Additionally, there are costs related to information asymmetry on pricing. In order to immune oneself from spot rate swings, both demand and supply sides end up leaving value at the table. The willingness to pay on the demand side is typically 2-4% on the higher side and suppliers are often willing to work with 2-4% discount in case trucks are heading towards their base locations on a return leg. Almost 4-8% of deal value or USD 4-10 bn is lost on account of lack of price transparency.

The clock is ticking as the industry is growing at 8-10% per year. This problem can be addressed through a trustworthy freight exchange which removes the information asymmetry at scale. The exchange should reflect day to day movement in prices across majority of lanes and truck types in the country, empowering even the smallest fleet owner in the remotest of mandis.

The lack of price transparency not only affects the parties directly involved in spot transactions but also policy and decision makers across government bodies, financial institutions and manufacturing industries impacted by the performance of the freight industry. Until now, there has been no composite index which reflects the performance of the spot market in the country, that is available for all and at all times. Information is disparate, disseminated only with press releases, limited to few key lanes, marred with lack of specificity and gathered through select sources where the risk of a sampling bias is high.

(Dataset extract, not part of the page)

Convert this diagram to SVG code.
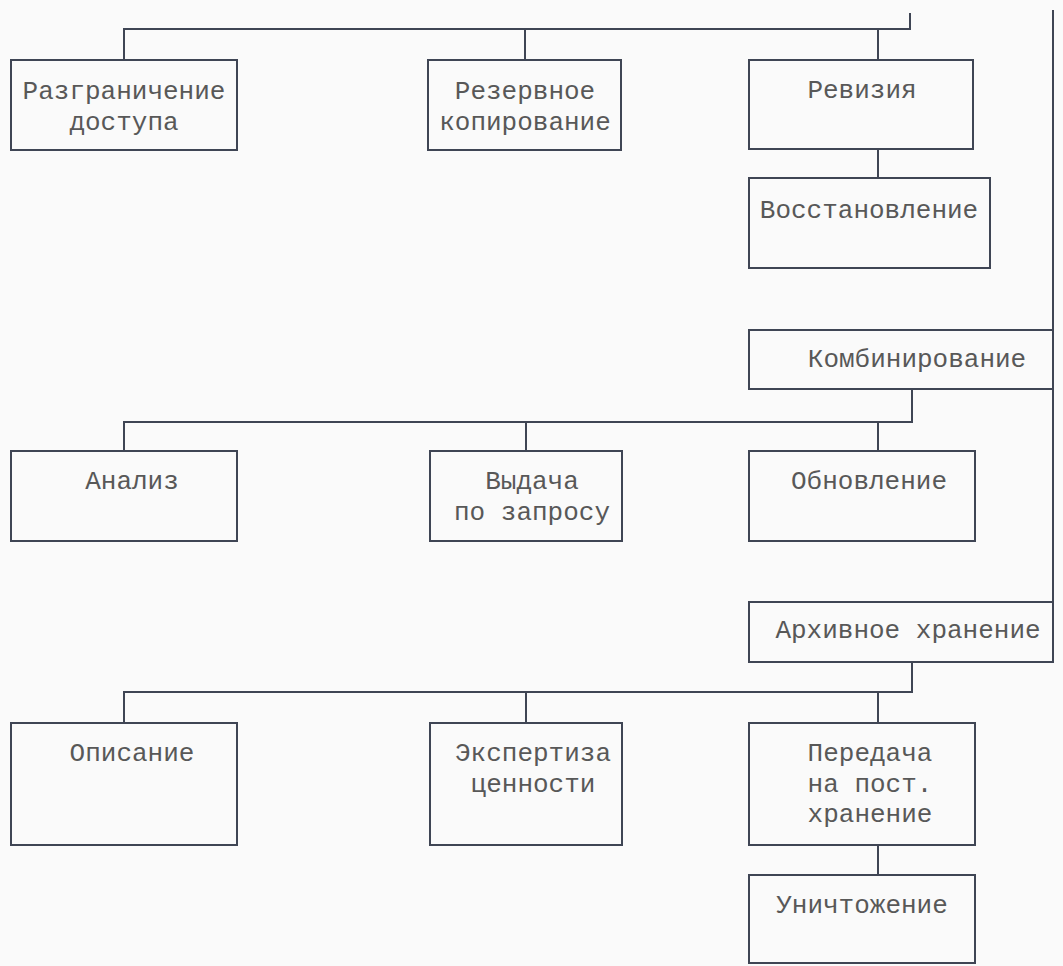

The industry needs an equivalent of a NIFTY or a Baltic Dry Index or a Wholesale Price Index.

A freight exchange and a freight index: Two-pronged solution

Multiple use cases arise when the composite index is tracked over time and compared with other macro-economic indicators such as fuel rate. For example, simplistically, if the spot rate index suggests that rates have fallen over the last two quarters by 10% coupled with a rise of 5% in fuel prices, it would be evident that the freight industry profitability is in stress.

  • CV OEMs can cut down their forecasts and focus on after sales for the next quarter
  • NBFCs can tune down their spreads for few quarters
  • Government can relax toll taxes for a quarter across major highways
  • Large transporters can pushback purchases by a few quarters till the over-supply subsides

For these reasons, the Rivigo Rate Exchange (RRE) was created. Further, the National Freight Index (NFI) has been launched based on the prices reflected in the exchange. While the Rivigo Rate Exchange (RRE) gives a live spot rate on over 7 million lanes (origin, destination pairs) and vehicle type combinations in the country, the NFI is a barometer of the road freight spot market, offering an aggregated picture of both, live rates and historical trends of spot prices across 150 different combinations. The index is represented in two main forms. Firstly, in terms of actual freight rates condensed to INR per ton-km, and secondly in terms of relative movement with respect to a base period.

Both, the index and the exchange, are based on machine learning and economics powered pricing algorithms which are continuously learning and improving. The rates on the exchange and the indices are computed using millions of data points from historical transactions, proprietary sources and crowdsourced data with the ultimate purpose of giving a fair and honest representation of the state of the spot market in the country.